Charts and diagrams as code:
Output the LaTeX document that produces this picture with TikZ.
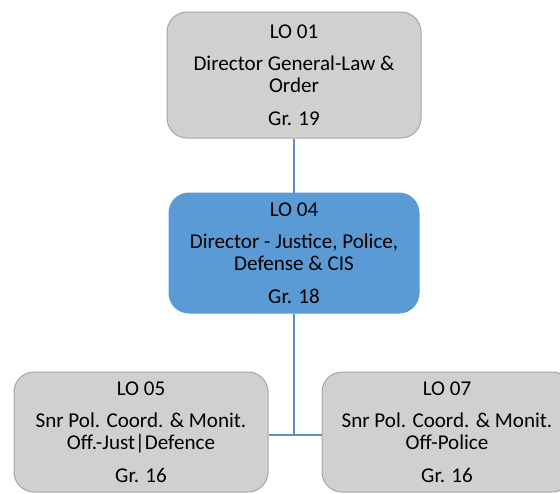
\documentclass[tikz,border=0pt]{standalone}
\usepackage{fontspec}
\setmainfont{Carlito}
\definecolor{boxgray}{HTML}{D0D0D0}
\definecolor{edgegray}{HTML}{A6A6A6}
\definecolor{boxblue}{HTML}{5B9BD5}
\definecolor{linkblue}{HTML}{5B8FC7}

\begin{document}
\begin{tikzpicture}[
x=0.75pt, y=-0.75pt,
post/.style={rectangle, rounded corners=15pt, align=center, inner sep=0pt,
    font=\fontsize{15.8}{16.5}\selectfont, text=black},
grayed/.style={post, draw=edgegray, fill=boxgray, line width=0.75pt},
blued/.style={post, draw=boxblue, fill=boxblue, line width=0.75pt},
link/.style={draw=linkblue, line width=1.5pt},
]
\useasboundingbox (0,0) rectangle (560,493);

\node (lo01)[grayed, minimum width=190.5pt, minimum height=94.5pt] at (294,75)
  {LO 01\\[8pt]Director General-Law \&\\Order\\[8pt]Gr. 19};
\node (lo04)[blued, minimum width=187.5pt, minimum height=90pt] at (294,253)
  {LO 04\\[8pt]Director - Justice, Police,\\Defense \& CIS\\[8pt]Gr. 18};
\node (lo05)[grayed, minimum width=190.5pt, minimum height=90pt] at (141,432)
  {LO 05\\[8pt]Snr Pol. Coord. \& Monit.\\Off.-Just|Defence\\[8pt]Gr. 16};
\node (lo07)[grayed, minimum width=187.5pt, minimum height=90pt] at (447,432)
  {LO 07\\[8pt]Snr Pol. Coord. \& Monit.\\Off-Police\\[8pt]Gr. 16};

\coordinate (hub) at (294,435);

\draw[link] (lo01) -- (lo04);
\draw[link] (lo04) -- (hub);
\draw[link] (hub -| lo05.east) -- (hub -| lo07.west);

\end{tikzpicture}
\end{document}
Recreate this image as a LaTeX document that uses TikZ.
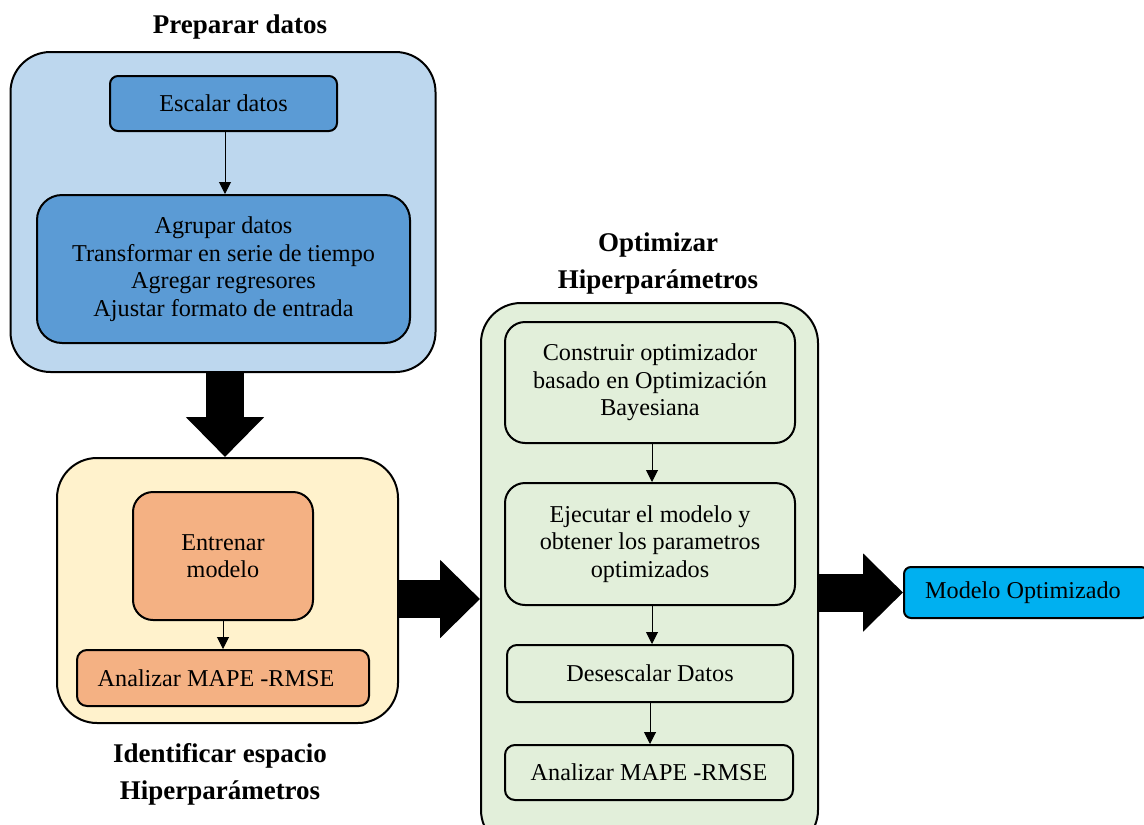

Problem description: Output the entries above exactly. Drop the pictures.

Output of the exercise:
Output the LaTeX document that produces this picture with TikZ.
\documentclass[tikz,border=0pt]{standalone}
\usepackage{fontspec}
\setmainfont{Carlito}
\definecolor{boxgray}{HTML}{D0D0D0}
\definecolor{edgegray}{HTML}{A6A6A6}
\definecolor{boxblue}{HTML}{5B9BD5}
\definecolor{linkblue}{HTML}{5B8FC7}

\begin{document}
\begin{tikzpicture}[
x=0.75pt, y=-0.75pt,
post/.style={rectangle, rounded corners=15pt, align=center, inner sep=0pt,
    font=\fontsize{15.8}{16.5}\selectfont, text=black},
grayed/.style={post, draw=edgegray, fill=boxgray, line width=0.75pt},
blued/.style={post, draw=boxblue, fill=boxblue, line width=0.75pt},
link/.style={draw=linkblue, line width=1.5pt},
]
\useasboundingbox (0,0) rectangle (560,493);

\node (lo01)[grayed, minimum width=190.5pt, minimum height=94.5pt] at (294,75)
  {LO 01\\[8pt]Director General-Law \&\\Order\\[8pt]Gr. 19};
\node (lo04)[blued, minimum width=187.5pt, minimum height=90pt] at (294,253)
  {LO 04\\[8pt]Director - Justice, Police,\\Defense \& CIS\\[8pt]Gr. 18};
\node (lo05)[grayed, minimum width=190.5pt, minimum height=90pt] at (141,432)
  {LO 05\\[8pt]Snr Pol. Coord. \& Monit.\\Off.-Just|Defence\\[8pt]Gr. 16};
\node (lo07)[grayed, minimum width=187.5pt, minimum height=90pt] at (447,432)
  {LO 07\\[8pt]Snr Pol. Coord. \& Monit.\\Off-Police\\[8pt]Gr. 16};

\coordinate (hub) at (294,435);

\draw[link] (lo01) -- (lo04);
\draw[link] (lo04) -- (hub);
\draw[link] (hub -| lo05.east) -- (hub -| lo07.west);

\end{tikzpicture}
\end{document}
Recreate this image as a LaTeX document that uses TikZ.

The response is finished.